Animal Conservation ( IF 2.8 ) Pub Date : 2020-08-26 , DOI: 10.1111/acv.12628
S. T. Garnett 1 , S. A. Thomson 2, 3
Affiliation  

Taxonomic inflation—the increase in species richness through taxonomic rearrangement rather than species discovery—is a challenge to conservation (Isaac et al., 2004). The examination of the conservation impacts of taxonomic inflation on a group as large and diverse as birds is clearly a monumental task. Birdlife International’s recent revision increased the number of recognized bird species by some 10%, thus providing an opportunity to test whether taxonomic revision disrupts conservation. Simkins et al. (2020) conclude, with some surprise, that there was little impact on the number of species meeting IUCN’s international Red List criteria. They then extol the ‘clear benefits of improving understanding’ as outweighing what they describe as the ‘cost in terms of higher extinction risk, a reduction in the performance of site‐based networks in capturing species’ ranges or a significant increase in the number of areas of high conservation threat that require a response’. Three questions arise from their analysis, which shows that the absolute number of globally threatened species increased only slightly overall, with no change in average extinction risk, and only one new place, eastern Amazonia, emerging as a global hotspot for threatened bird species (Simkins et al., 2020).

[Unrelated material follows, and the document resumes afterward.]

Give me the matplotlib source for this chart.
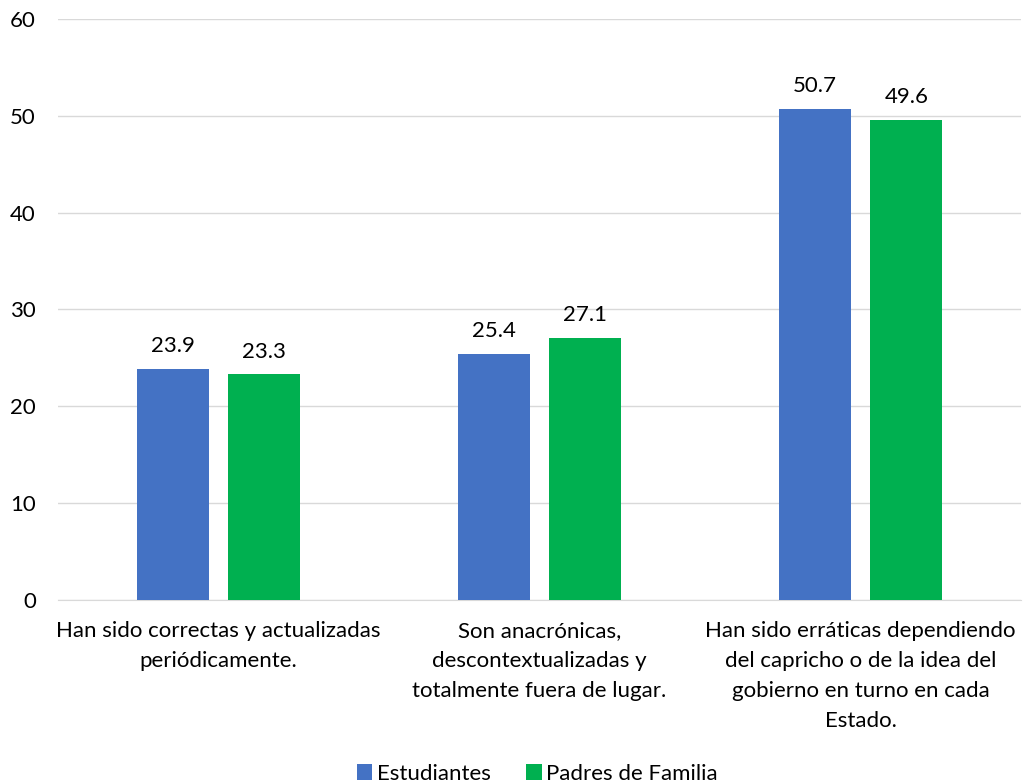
import matplotlib.pyplot as plt
import numpy as np

categories = [
    "Han sido correctas y actualizadas\nperiódicamente.",
    "Son anacrónicas,\ndescontextualizadas y\ntotalmente fuera de lugar.",
    "Han sido erráticas dependiendo\ndel capricho o de la idea del\ngobierno en turno en cada\nEstado.",
]
estudiantes = [23.9, 25.4, 50.7]
padres = [23.3, 27.1, 49.6]
series_names = ["Estudiantes", "Padres de Familia"]
colors = ["#4472C4", "#00B050"]

plt.rcParams["font.family"] = ["Lato", "DejaVu Sans"]
FS = 16

fig = plt.figure(figsize=[10.23, 7.84], dpi=100)
ax = fig.add_axes([0.0567, 0.2347, 0.9413, 0.7411])

x = np.arange(len(categories))
width = 0.224
offset = 0.143
for vals, name, color, dx in zip([estudiantes, padres], series_names, colors, [-offset, offset]):
    bars = ax.bar(x + dx, vals, width, color=color, label=name, zorder=3)
    for b, v in zip(bars, vals):
        ax.text(b.get_x() + b.get_width() / 2, v + 1.3, f"{v:.1f}",
                ha="center", va="bottom", fontsize=FS, color="#000000")

ax.set_xlim(-0.5, 2.5)
ax.set_ylim(0, 60)
ax.set_yticks(range(0, 61, 10))
ax.grid(axis="y", color="#D9D9D9", linewidth=1, zorder=0)
ax.set_xticks(x)
ax.set_xticklabels(categories, fontsize=FS, linespacing=1.62)
ax.tick_params(axis="both", length=0, labelsize=FS, colors="#000000")
ax.tick_params(axis="x", pad=15)
ax.tick_params(axis="y", pad=16)
for s in ["top", "right", "left"]:
    ax.spines[s].set_visible(False)
ax.spines["bottom"].set_color("#D9D9D9")

fig.legend(loc="lower center", bbox_to_anchor=(0.525, -0.025), ncol=2, frameon=False,
           fontsize=FS, handlelength=0.7, handleheight=0.7, handletextpad=0.2,
           columnspacing=1.6)

fig.savefig("out.png", dpi=100)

First, while Simkins et al. (2020) describe the patterns that emerge, they do not explain why the result obtained was counter‐intuitive, i.e. why it was that most of the split taxa failed to exceed the thresholds of the IUCN Red List criteria when split. Or why it was that many of those that did cross those thresholds, and thus warrant listing, were already encompassed within the Important Bird Area network. However, perhaps the results are not surprising after all. First, splitting mostly occurred in common species in which morphological discontinuities and regional dialects had not previously been acknowledged as meeting species criteria. Such common species are probably not rapidly declining so, even if the ranges of split taxa cross the area or population size Red List Criteria, they cannot be listed as threatened unless they are also declining sufficiently to meet the Red List Criteria or there are fewer than 1,000 mature individuals. Secondly, the few species that do cross listing thresholds when split are probably more likely to occur in landscapes where more obvious splits had already been recognized. These are the species used to characterize the IBAs (Important Bird and Biodiversity Areas) that the newly split species now join.

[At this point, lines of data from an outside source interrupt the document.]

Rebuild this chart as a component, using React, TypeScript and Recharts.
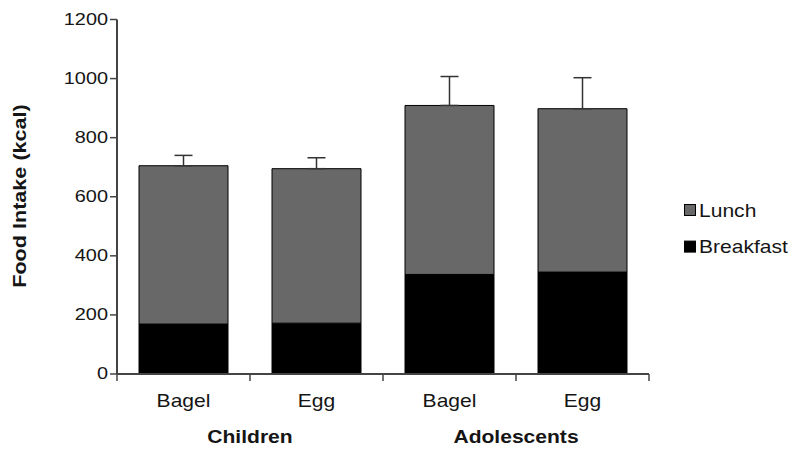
import React from 'react';
import { BarChart, Bar, XAxis, YAxis, ErrorBar, Legend } from 'recharts';

const foods = ['Bagel', 'Egg', 'Bagel', 'Egg'];
const groups = ['Children', 'Children', 'Adolescents', 'Adolescents'];
const breakfast = [169, 172, 337, 345];
const lunch = [536, 523, 572, 553];
const lunchErr = [35, 37, 98, 105];
const yTicks = [0, 200, 400, 600, 800, 1000, 1200];

const data = foods.map((f, i) => ({
  food: f,
  group: groups[i],
  breakfast: breakfast[i],
  lunch: lunch[i],
  err: [0, lunchErr[i]],
}));

const W = 800;
const H = 455;
const margin = { top: 19.5, right: 151, bottom: 0, left: 0 };
const xAxisH = 81;
const yAxisW = 117;
const plotW = W - margin.left - margin.right - yAxisW;
const band = plotW / foods.length;

const FONT = '"Liberation Sans", Arial, sans-serif';
const TXT = '#151515';
const AXIS = '#444';
const STRETCH = 1.17;

function YTick(props: any) {
  const { x, y, payload } = props;
  return (
    <text
      transform={`translate(${x},${y + 5}) scale(${STRETCH},1)`}
      textAnchor="end"
      fontFamily={FONT}
      fontSize={17}
      fill={TXT}
    >
      {payload.value}
    </text>
  );
}

function XTick(props: any) {
  const { x, y, index } = props;
  const left = x - band / 2;
  const g = groups[index];
  const first = index === 0 || groups[index - 1] !== g;
  const count = groups.filter((v) => v === g).length;
  return (
    <g>
      <line x1={left} x2={left} y1={y} y2={y + 7} stroke={AXIS} strokeWidth={1.5} />
      {index === foods.length - 1 && (
        <line x1={x + band / 2} x2={x + band / 2} y1={y} y2={y + 7} stroke={AXIS} strokeWidth={1.5} />
      )}
      <text
        transform={`translate(${x},${y + 33}) scale(${STRETCH},1)`}
        textAnchor="middle"
        fontFamily={FONT}
        fontSize={18}
        fill={TXT}
      >
        {foods[index]}
      </text>
      {first && (
        <text
          transform={`translate(${left + (count * band) / 2},${y + 69}) scale(${STRETCH},1)`}
          textAnchor="middle"
          fontFamily={FONT}
          fontSize={18}
          fontWeight="bold"
          fill={TXT}
        >
          {g}
        </text>
      )}
    </g>
  );
}

function LegendBox(props: any) {
  const items = [...(props.payload || [])].reverse();
  return (
    <svg width={130} height={70}>
      {items.map((it: any, i: number) => (
        <g key={it.value}>
          <rect x={4.5} y={9.5 + i * 36.6} width={11} height={11} fill={it.color} stroke="#000" strokeWidth={1} />
          <text
            transform={`translate(19,${21.7 + i * 36.6}) scale(${STRETCH},1)`}
            fontFamily={FONT}
            fontSize={18}
            fill={TXT}
          >
            {it.value}
          </text>
        </g>
      ))}
    </svg>
  );
}

export default function App() {
  return (
    <div style={{ width: W, height: H, background: '#fff', position: 'relative' }}>
      <style>{`body{margin:0}`}</style>
      <BarChart width={W} height={H} data={data} margin={margin} barSize={89}>
        <XAxis
          dataKey="food"
          height={xAxisH}
          axisLine={{ stroke: AXIS, strokeWidth: 2 }}
          tickLine={false}
          tickSize={0}
          tickMargin={0}
          tick={<XTick />}
          interval={0}
        />
        <YAxis
          width={yAxisW}
          domain={[0, 1200]}
          ticks={yTicks}
          axisLine={{ stroke: AXIS, strokeWidth: 2 }}
          tickLine={{ stroke: AXIS, strokeWidth: 1.5 }}
          tickSize={7}
          tick={<YTick />}
          label={{
            content: () => (
              <text
                transform={`translate(26,196) rotate(-90) scale(1.2,1)`}
                textAnchor="middle"
                fontFamily={FONT}
                fontSize={18}
                fontWeight="bold"
                fill={TXT}
              >
                Food Intake (kcal)
              </text>
            ),
          }}
        />
        <Legend
          layout="vertical"
          align="center"
          verticalAlign="middle"
          content={<LegendBox />}
          wrapperStyle={{ left: 680, top: 195, width: 130, height: 70 }}
        />
        <Bar dataKey="breakfast" name="Breakfast" stackId="a" fill="#000" stroke="#000" strokeWidth={1} isAnimationActive={false} />
        <Bar dataKey="lunch" name="Lunch" stackId="a" fill="#686868" stroke="#000" strokeWidth={1} isAnimationActive={false}>
          <ErrorBar dataKey="err" width={9} stroke="#333" strokeWidth={1.5} direction="y" />
        </Bar>
      </BarChart>
    </div>
  );
}
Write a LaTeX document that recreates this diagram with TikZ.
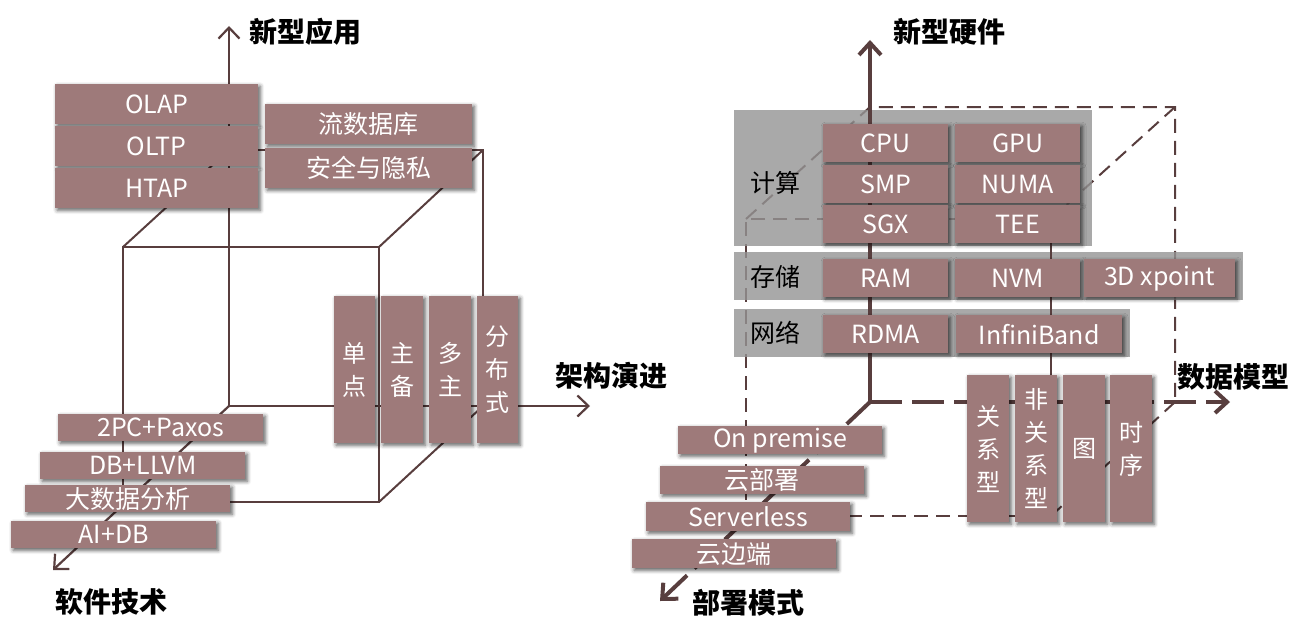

It is also possible that the result is serendipitous. Simkins et al. (2020) admit they do not know how their findings might apply to other groups of organisms. They also do not know if they would get the same results with different settings of the taxonomic criteria applied. The Tobias revision (Tobias et al., 2010) is unusually specific in setting criteria for what constitutes a species or not, allowing hypotheses to be tested in a manner not available to other forms of species delineation. Theoretically it should then be possible to set a higher or lower bar for what constitutes a species and explore the ‘species’ patterns that emerge. A lower threshold might mean many more species and many more gaps to fill in the IBA network. Alternatively, a higher threshold of difference could lead to widespread lumping of similar forms and the newly emerged hotspots for IBA investment would sink into a sea of taxonomic homogeneity.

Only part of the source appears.